Baldock Fair in the 1960s
from "Baldock Voices: The town as remembered by Baldock People in conversation with Edna Page and Nora Penfold" published by Egon Publishers Ltd
The excitement of the fair was wonderful. As you got nearer you could hear the noise and when you turned the corner from Mansfield Road into the High Street it was wonderful with the lights, the music, the smells. And all down the road they used to park the trucks where they hung their equipment on great big hooks. On the way to school the most daring boys would hang onto these hooks and swing on them.
And at night everything seemed so mysterious because you weren’t usually allowed out after dark and you could hear a sound like a hum getting louder as you approached the fair, then it all hit you just as you turned the corner.
We had The Dodgems, Jollity Farm and The Whip and The Cakewalk – the Big Wheel came in later. They used to have things where the men could show off their strength. There was a big hammer and the men had to hit a metal surface in order to make a bell rings. All the girls would stand round and egg their boyfriends on to see who was strongest. I only had one go but I couldn’t hit it hard enough to make bell ring, so that was the first and last time I tried.
Then there was a punch ball that you pulled down and it was suspended on a chain. you had to hit it and see how far it made a needle swing round. This was another favourite with the young men who wanted to show their muscles off.
There was a ghost train too and the tunnel of love and if you were asked to go on that, well… but I don’t know how good it was – I was never asked on!
The prizes were all make of soft plaster or chalk and young could play hopscotch with them for weeks after. But you could also win china – my brother won a fruit set.
The first time I went to the fair on my own I won a canteen of cutlery on the Bingo. All the forks and spoons used to bend after a while.

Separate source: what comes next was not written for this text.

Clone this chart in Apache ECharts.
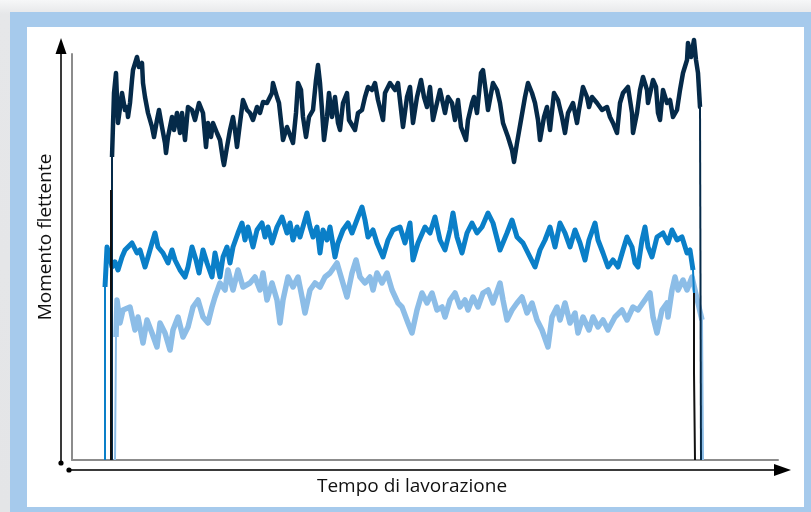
<!DOCTYPE html>
<html>
<head>
<meta charset="utf-8">
<script src="https://cdn.jsdelivr.net/npm/echarts@6/dist/echarts.min.js"></script>
<style>
    html, body { margin: 0; padding: 0; }
    body {
        width: 811px; height: 512px; overflow: hidden; position: relative;
        background: linear-gradient(180deg, #f6f7f8 0px, #e6e7e9 14px, #e4e5e7 100%);
    }
    #frame {
        position: absolute; left: 10px; top: 12px; width: 801px; height: 500px;
        background: #a6caec;
    }
    #panel {
        position: absolute; left: 27px; top: 27px; width: 777px; height: 480px;
        background: #ffffff;
    }
    #main { position: absolute; left: 0; top: 0; width: 811px; height: 512px; }
</style>
</head>
<body>
<div id="frame"></div>
<div id="panel"></div>
<div id="main"></div>
<script>
// assi senza scala: tempo 0..706, momento 0..406
var xLabel = 'Tempo di lavorazione';
var yLabel = 'Momento flettente';

// momento - traccia scura
var serieScura = [
    [40,0],[40,303],[42,367],[44,387],[46,337],[50,367],[53,350],[55,353],[56,343],[58,357],[60,380],[61,390],
    [65,403],[67,393],[70,397],[71,377],[73,363],[76,347],[80,333],[82,323],[85,340],[87,350],[90,333],[93,317],
    [94,307],[96,323],[100,343],[102,330],[105,347],[108,327],[110,347],[113,320],[116,353],[120,350],[123,340],
    [127,357],[131,347],[134,313],[136,337],[139,323],[141,337],[145,327],[148,320],[151,300],[152,295],[155,313],
    [158,330],[161,343],[163,330],[165,313],[168,337],[171,360],[175,350],[178,347],[181,340],[185,353],[188,347],
    [191,358],[195,357],[200,367],[201,377],[205,363],[207,357],[210,330],[211,320],[215,333],[221,317],[224,347],
    [226,377],[229,370],[231,343],[234,323],[237,343],[241,350],[244,380],[246,395],[248,377],[250,350],[252,320],
    [255,343],[257,367],[260,343],[263,363],[266,337],[268,330],[271,357],[275,367],[277,340],[283,330],[286,347],
    [290,350],[293,363],[296,373],[300,370],[303,377],[306,360],[311,340],[313,367],[318,377],[323,370],[326,377],
    [331,333],[335,363],[338,373],[341,337],[345,363],[349,380],[352,363],[355,353],[358,373],[361,340],[368,370],
    [373,347],[376,363],[380,357],[383,340],[386,360],[389,333],[394,320],[396,340],[400,357],[402,363],[405,347],
    [409,387],[411,390],[414,367],[416,350],[421,377],[425,370],[428,357],[431,337],[436,323],[440,310],[442,298],
    [445,317],[449,340],[453,363],[456,377],[460,367],[463,357],[466,340],[468,320],[472,343],[475,353],[478,330],
    [482,367],[486,360],[490,343],[493,327],[496,347],[501,357],[505,337],[507,350],[511,373],[515,363],[517,353],
    [520,363],[525,357],[530,350],[535,353],[538,343],[541,337],[545,327],[548,357],[551,367],[556,373],[560,347],
    [561,327],[565,347],[568,370],[571,383],[575,370],[576,357],[581,380],[584,373],[586,347],[588,340],[591,370],
    [595,357],[598,360],[601,343],[605,350],[608,370],[611,387],[615,400],[616,417],[619,403],[622,420],[624,400],
    [626,387],[628,353],[629,353],[629,0]
];

// momento - traccia media
var serieMedia = [
    [33,0],[33,173],[35,213],[38,203],[40,193],[43,198],[46,190],[50,203],[53,210],[60,217],[65,207],[68,210],
    [73,193],[76,203],[80,217],[83,227],[86,213],[91,207],[96,197],[100,210],[103,200],[108,190],[113,183],[116,193],
    [120,213],[124,200],[127,187],[131,210],[135,197],[140,183],[143,207],[146,193],[148,183],[151,203],[155,213],
    [158,197],[161,213],[166,227],[170,237],[173,220],[176,233],[181,213],[185,230],[190,237],[193,223],[196,233],
    [200,217],[205,233],[210,243],[215,227],[218,237],[221,220],[225,233],[228,223],[235,247],[238,233],[241,223],
    [245,233],[248,207],[251,230],[255,220],[258,233],[263,203],[266,217],[271,230],[276,237],[280,227],[286,243],
    [290,253],[293,240],[296,223],[301,230],[305,217],[311,203],[316,220],[321,230],[328,233],[333,217],[338,237],
    [341,200],[346,217],[353,233],[358,227],[363,243],[368,220],[373,210],[378,230],[381,247],[385,223],[390,207],
    [395,227],[400,237],[405,227],[410,233],[416,247],[421,237],[428,210],[435,227],[440,240],[445,223],[451,217],
    [458,203],[463,193],[468,210],[473,220],[478,233],[483,213],[488,237],[493,227],[498,213],[503,230],[508,217],
    [513,200],[517,220],[523,237],[526,220],[531,207],[536,193],[541,200],[546,193],[551,210],[555,223],[560,213],
    [563,197],[566,193],[570,220],[573,233],[576,213],[580,203],[585,223],[591,227],[596,217],[600,230],[605,220],
    [610,223],[615,207],[618,210],[621,190],[622,167]
];

// momento - traccia chiara
var serieChiara = [
    [43,0],[44,123],[45,160],[48,137],[51,150],[58,153],[63,130],[66,143],[71,117],[75,140],[80,127],[85,113],
    [88,137],[93,127],[98,110],[101,130],[106,143],[111,123],[116,133],[121,153],[126,160],[131,143],[136,137],
    [140,153],[143,163],[148,177],[153,170],[156,190],[161,170],[166,190],[171,173],[178,177],[183,183],[188,170],
    [191,187],[195,160],[200,177],[205,160],[208,137],[211,160],[216,183],[221,173],[226,183],[230,163],[233,147],
    [238,170],[243,177],[248,173],[253,183],[258,187],[265,197],[270,180],[275,163],[280,187],[284,200],[288,183],
    [293,177],[298,183],[301,170],[305,187],[310,177],[315,187],[320,170],[326,157],[330,153],[336,137],[340,127],
    [345,150],[350,167],[355,157],[360,167],[365,150],[370,153],[373,143],[378,160],[383,167],[388,153],[393,160],
    [396,150],[401,163],[406,153],[411,167],[416,170],[421,157],[428,177],[431,160],[435,140],[440,150],[445,157],
    [450,163],[455,147],[460,157],[465,140],[470,130],[476,113],[480,143],[485,153],[488,140],[493,157],[498,137],
    [503,147],[506,127],[511,143],[517,130],[521,143],[526,133],[531,140],[536,130],[543,143],[550,150],[555,140],
    [561,153],[566,150],[575,163],[578,167],[581,143],[585,127],[590,150],[595,157],[596,143],[600,170],[603,183],
    [606,170],[611,180],[615,170],[620,183],[623,170],[626,157],[630,140],[631,0]
];

// tratti neri di avvio e arresto
var tracciaNeraAvvio = [[39,0],[39,270]];
var tracciaNeraArresto = [[622,167],[622,87],[623,87],[623,0]];

var myChart = echarts.init(document.getElementById('main'), null, { renderer: 'canvas' });

function lineSerie(name, data, color, width, z) {
    return {
        name: name,
        type: 'line',
        data: data,
        showSymbol: false,
        symbol: 'none',
        clip: false,
        z: z,
        lineStyle: { color: color, width: width, join: 'round', cap: 'butt' },
        emphasis: { disabled: true }
    };
}

// corpo del segnale spesso, fronti di salita/discesa sottili
function traccia(name, data, color, width, z) {
    var out = [];
    var n = data.length;
    out.push(lineSerie(name, data.slice(1, n - 1), color, width, z));
    out.push(lineSerie(name + '-salita', data.slice(0, 3), color, 2, z));
    out.push(lineSerie(name + '-discesa', data.slice(n - 3), color, 2, z));
    return out;
}

var series = [].concat(
    traccia('chiara', serieChiara, '#8cbde7', 5.5, 2),
    traccia('media', serieMedia, '#0a7fc8', 5, 3),
    traccia('scura', serieScura, '#052a49', 4.5, 4),
    [
        lineSerie('avvio', tracciaNeraAvvio, '#111111', 2, 5),
        lineSerie('arresto', tracciaNeraArresto, '#111111', 2, 5)
    ]
);

var option = {
    animation: false,
    grid: { left: 72, right: 33, top: 54, bottom: 52 },
    xAxis: {
        type: 'value',
        min: 0,
        max: 706,
        axisLine: { show: true, lineStyle: { color: '#8c8c8c', width: 2 } },
        axisTick: { show: false },
        axisLabel: { show: false },
        splitLine: { show: false }
    },
    yAxis: {
        type: 'value',
        min: 0,
        max: 406,
        axisLine: { show: true, lineStyle: { color: '#8c8c8c', width: 2 } },
        axisTick: { show: false },
        axisLabel: { show: false },
        splitLine: { show: false }
    },
    graphic: [
        // freccia asse verticale
        { type: 'line', shape: { x1: 61, y1: 463, x2: 61, y2: 52 }, style: { stroke: '#3a3a3a', lineWidth: 2 } },
        { type: 'polygon', shape: { points: [[61, 38], [55.5, 54], [66.5, 54]] }, style: { fill: '#000' } },
        { type: 'circle', shape: { cx: 61, cy: 463, r: 2.6 }, style: { fill: '#000' } },
        // freccia asse orizzontale
        { type: 'line', shape: { x1: 69, y1: 470, x2: 776, y2: 470 }, style: { stroke: '#3a3a3a', lineWidth: 2 } },
        { type: 'polygon', shape: { points: [[791, 470], [774, 464], [774, 476]] }, style: { fill: '#000' } },
        { type: 'circle', shape: { cx: 69, cy: 470, r: 2.6 }, style: { fill: '#000' } },
        // etichette
        {
            type: 'text', x: 412, y: 487,
            style: { text: xLabel, font: '19px "Open Sans", sans-serif', fill: '#111', align: 'center', verticalAlign: 'middle' }
        },
        {
            type: 'text', x: 46, y: 237, rotation: Math.PI / 2,
            style: { text: yLabel, font: '19px "Open Sans", sans-serif', fill: '#111', align: 'center', verticalAlign: 'middle' }
        }
    ],
    series: series
};

myChart.setOption(option);
window.addEventListener('resize', function () { myChart.resize(); })
</script>
</body>
</html>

Down Whitehorse Street there used to be Billy Wood’s Boxing Booth, just near The Vic Pub, and most of the contenders came out of the pub. The usual sequence of events was that there would be five or six bouts in an evening and Billy Woods would put up his champion and anyone who was prepared to take on Billy Wood’s fighter had to go three rounds and they could win a fiver.
I remember one chap from Stevenage was fighting Billy Wood’s champion and there was a local referee who wasn’t in a great state really and I think it got to Round 2 when, out of the blue, the Stevenage fighter catches the champion a heavy punch and knocks him to the canvas and we were all there cheering and in the excitement the crowd stamped and shouted and counted to 10 and counted him out. But the referee in his infinite wisdom says he is the referee and would start the count when and where he though fit to do so, and he couldn’t count while we were making such a noise, so, of course, he started his count after the 10 and by 15 or 16 the fair bloke got up and knocked seven bells out of the Stevenage man. So the poor Stevenage bloke never win his fight, but at the end of the event stalls and God knows what else when flying into the ring and, needless to say, the referee retired to the Vic and was never seen again.
The booth was very popular and, in fact, it was so popular that, after the fair had gone, it quite often stayed and moved, I believe, to the field behind St Joseph’s Convent up by the motorway. And it would stay up there for a week or a fortnight – just as long as it was still taking money. It was always the local boys wanted to show off. But most of it was for real – there was quite a lot of blood there at times. It faded out in the mid-sixties.
It was held in a marquee and the champion would be paraded outside and they’d call out, “Can you beat the Champion?”, and, just like the films, the girls would look at their boyfriends and say, “Go on, you can beat him.” But they didn’t fancy their bloke any more when he came out covered in blood! But there were a few hard cases in the town who could well look after themselves.